■ WHAT NEEDS TO BE DONE:
Make an exact copy of all the material below, apart from the pictures.

————

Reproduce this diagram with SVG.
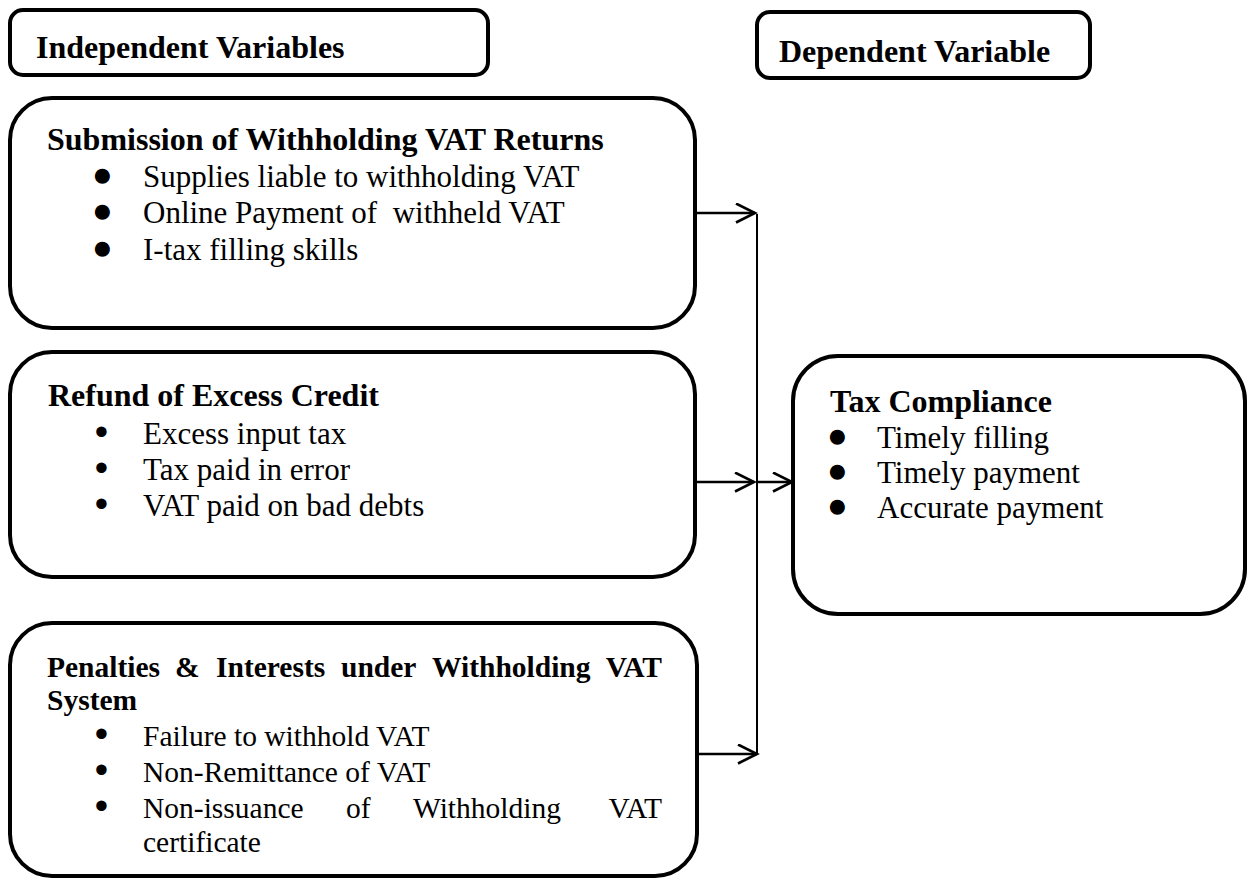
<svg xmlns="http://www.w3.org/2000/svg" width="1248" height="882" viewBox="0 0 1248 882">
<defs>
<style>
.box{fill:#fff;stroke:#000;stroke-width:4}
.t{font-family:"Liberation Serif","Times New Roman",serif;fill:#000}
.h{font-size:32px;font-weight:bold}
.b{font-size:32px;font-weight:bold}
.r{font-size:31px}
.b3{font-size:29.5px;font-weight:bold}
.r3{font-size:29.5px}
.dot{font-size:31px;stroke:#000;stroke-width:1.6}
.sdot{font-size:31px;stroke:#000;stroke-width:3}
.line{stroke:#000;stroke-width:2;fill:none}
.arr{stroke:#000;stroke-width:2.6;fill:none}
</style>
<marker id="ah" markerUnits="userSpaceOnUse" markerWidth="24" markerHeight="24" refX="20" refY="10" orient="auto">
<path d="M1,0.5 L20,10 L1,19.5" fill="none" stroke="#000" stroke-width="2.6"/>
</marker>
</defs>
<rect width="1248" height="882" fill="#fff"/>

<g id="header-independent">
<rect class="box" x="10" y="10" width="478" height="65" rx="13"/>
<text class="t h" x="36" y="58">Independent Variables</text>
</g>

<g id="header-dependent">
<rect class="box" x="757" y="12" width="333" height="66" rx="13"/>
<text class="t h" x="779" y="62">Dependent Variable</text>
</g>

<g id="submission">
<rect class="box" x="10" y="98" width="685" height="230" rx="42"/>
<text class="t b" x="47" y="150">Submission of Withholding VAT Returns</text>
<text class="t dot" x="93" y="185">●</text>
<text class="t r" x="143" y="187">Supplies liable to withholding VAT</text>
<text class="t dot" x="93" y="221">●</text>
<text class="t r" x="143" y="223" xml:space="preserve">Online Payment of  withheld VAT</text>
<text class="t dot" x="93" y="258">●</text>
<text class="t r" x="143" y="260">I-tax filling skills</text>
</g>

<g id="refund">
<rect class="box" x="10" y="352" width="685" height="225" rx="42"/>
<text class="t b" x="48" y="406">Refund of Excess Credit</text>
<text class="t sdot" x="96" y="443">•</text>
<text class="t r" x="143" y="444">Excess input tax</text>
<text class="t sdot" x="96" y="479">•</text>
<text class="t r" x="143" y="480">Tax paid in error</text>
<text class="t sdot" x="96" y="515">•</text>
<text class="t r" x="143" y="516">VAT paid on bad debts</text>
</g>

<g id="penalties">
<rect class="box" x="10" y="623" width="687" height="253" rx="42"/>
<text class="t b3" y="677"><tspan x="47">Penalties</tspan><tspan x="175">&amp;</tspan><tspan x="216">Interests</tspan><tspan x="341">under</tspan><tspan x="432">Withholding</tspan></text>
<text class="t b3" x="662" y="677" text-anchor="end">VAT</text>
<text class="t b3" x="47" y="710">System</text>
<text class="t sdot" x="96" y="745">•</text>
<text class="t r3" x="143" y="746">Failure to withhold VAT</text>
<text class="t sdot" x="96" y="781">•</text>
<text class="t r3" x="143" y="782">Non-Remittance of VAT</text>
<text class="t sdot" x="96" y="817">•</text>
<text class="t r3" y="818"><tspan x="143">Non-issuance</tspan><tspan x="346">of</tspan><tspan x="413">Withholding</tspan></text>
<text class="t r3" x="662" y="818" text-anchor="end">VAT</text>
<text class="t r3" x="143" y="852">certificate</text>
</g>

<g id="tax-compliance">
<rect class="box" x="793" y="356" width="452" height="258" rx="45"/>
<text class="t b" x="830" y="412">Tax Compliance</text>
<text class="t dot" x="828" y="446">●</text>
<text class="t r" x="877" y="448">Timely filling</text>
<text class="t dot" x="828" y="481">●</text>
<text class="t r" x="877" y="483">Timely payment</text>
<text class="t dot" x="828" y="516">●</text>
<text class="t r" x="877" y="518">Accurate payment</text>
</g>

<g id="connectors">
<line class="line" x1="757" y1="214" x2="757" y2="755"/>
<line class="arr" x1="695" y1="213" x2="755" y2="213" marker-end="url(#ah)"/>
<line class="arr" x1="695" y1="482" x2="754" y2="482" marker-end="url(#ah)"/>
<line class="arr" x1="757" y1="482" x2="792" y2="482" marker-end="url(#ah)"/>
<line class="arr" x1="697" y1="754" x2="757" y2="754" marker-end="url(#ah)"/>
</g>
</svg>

————

■ IN RESPONSE:
Reproduce this diagram with SVG.
<svg xmlns="http://www.w3.org/2000/svg" width="1248" height="882" viewBox="0 0 1248 882">
<defs>
<style>
.box{fill:#fff;stroke:#000;stroke-width:4}
.t{font-family:"Liberation Serif","Times New Roman",serif;fill:#000}
.h{font-size:32px;font-weight:bold}
.b{font-size:32px;font-weight:bold}
.r{font-size:31px}
.b3{font-size:29.5px;font-weight:bold}
.r3{font-size:29.5px}
.dot{font-size:31px;stroke:#000;stroke-width:1.6}
.sdot{font-size:31px;stroke:#000;stroke-width:3}
.line{stroke:#000;stroke-width:2;fill:none}
.arr{stroke:#000;stroke-width:2.6;fill:none}
</style>
<marker id="ah" markerUnits="userSpaceOnUse" markerWidth="24" markerHeight="24" refX="20" refY="10" orient="auto">
<path d="M1,0.5 L20,10 L1,19.5" fill="none" stroke="#000" stroke-width="2.6"/>
</marker>
</defs>
<rect width="1248" height="882" fill="#fff"/>

<g id="header-independent">
<rect class="box" x="10" y="10" width="478" height="65" rx="13"/>
<text class="t h" x="36" y="58">Independent Variables</text>
</g>

<g id="header-dependent">
<rect class="box" x="757" y="12" width="333" height="66" rx="13"/>
<text class="t h" x="779" y="62">Dependent Variable</text>
</g>

<g id="submission">
<rect class="box" x="10" y="98" width="685" height="230" rx="42"/>
<text class="t b" x="47" y="150">Submission of Withholding VAT Returns</text>
<text class="t dot" x="93" y="185">●</text>
<text class="t r" x="143" y="187">Supplies liable to withholding VAT</text>
<text class="t dot" x="93" y="221">●</text>
<text class="t r" x="143" y="223" xml:space="preserve">Online Payment of  withheld VAT</text>
<text class="t dot" x="93" y="258">●</text>
<text class="t r" x="143" y="260">I-tax filling skills</text>
</g>

<g id="refund">
<rect class="box" x="10" y="352" width="685" height="225" rx="42"/>
<text class="t b" x="48" y="406">Refund of Excess Credit</text>
<text class="t sdot" x="96" y="443">•</text>
<text class="t r" x="143" y="444">Excess input tax</text>
<text class="t sdot" x="96" y="479">•</text>
<text class="t r" x="143" y="480">Tax paid in error</text>
<text class="t sdot" x="96" y="515">•</text>
<text class="t r" x="143" y="516">VAT paid on bad debts</text>
</g>

<g id="penalties">
<rect class="box" x="10" y="623" width="687" height="253" rx="42"/>
<text class="t b3" y="677"><tspan x="47">Penalties</tspan><tspan x="175">&amp;</tspan><tspan x="216">Interests</tspan><tspan x="341">under</tspan><tspan x="432">Withholding</tspan></text>
<text class="t b3" x="662" y="677" text-anchor="end">VAT</text>
<text class="t b3" x="47" y="710">System</text>
<text class="t sdot" x="96" y="745">•</text>
<text class="t r3" x="143" y="746">Failure to withhold VAT</text>
<text class="t sdot" x="96" y="781">•</text>
<text class="t r3" x="143" y="782">Non-Remittance of VAT</text>
<text class="t sdot" x="96" y="817">•</text>
<text class="t r3" y="818"><tspan x="143">Non-issuance</tspan><tspan x="346">of</tspan><tspan x="413">Withholding</tspan></text>
<text class="t r3" x="662" y="818" text-anchor="end">VAT</text>
<text class="t r3" x="143" y="852">certificate</text>
</g>

<g id="tax-compliance">
<rect class="box" x="793" y="356" width="452" height="258" rx="45"/>
<text class="t b" x="830" y="412">Tax Compliance</text>
<text class="t dot" x="828" y="446">●</text>
<text class="t r" x="877" y="448">Timely filling</text>
<text class="t dot" x="828" y="481">●</text>
<text class="t r" x="877" y="483">Timely payment</text>
<text class="t dot" x="828" y="516">●</text>
<text class="t r" x="877" y="518">Accurate payment</text>
</g>

<g id="connectors">
<line class="line" x1="757" y1="214" x2="757" y2="755"/>
<line class="arr" x1="695" y1="213" x2="755" y2="213" marker-end="url(#ah)"/>
<line class="arr" x1="695" y1="482" x2="754" y2="482" marker-end="url(#ah)"/>
<line class="arr" x1="757" y1="482" x2="792" y2="482" marker-end="url(#ah)"/>
<line class="arr" x1="697" y1="754" x2="757" y2="754" marker-end="url(#ah)"/>
</g>
</svg>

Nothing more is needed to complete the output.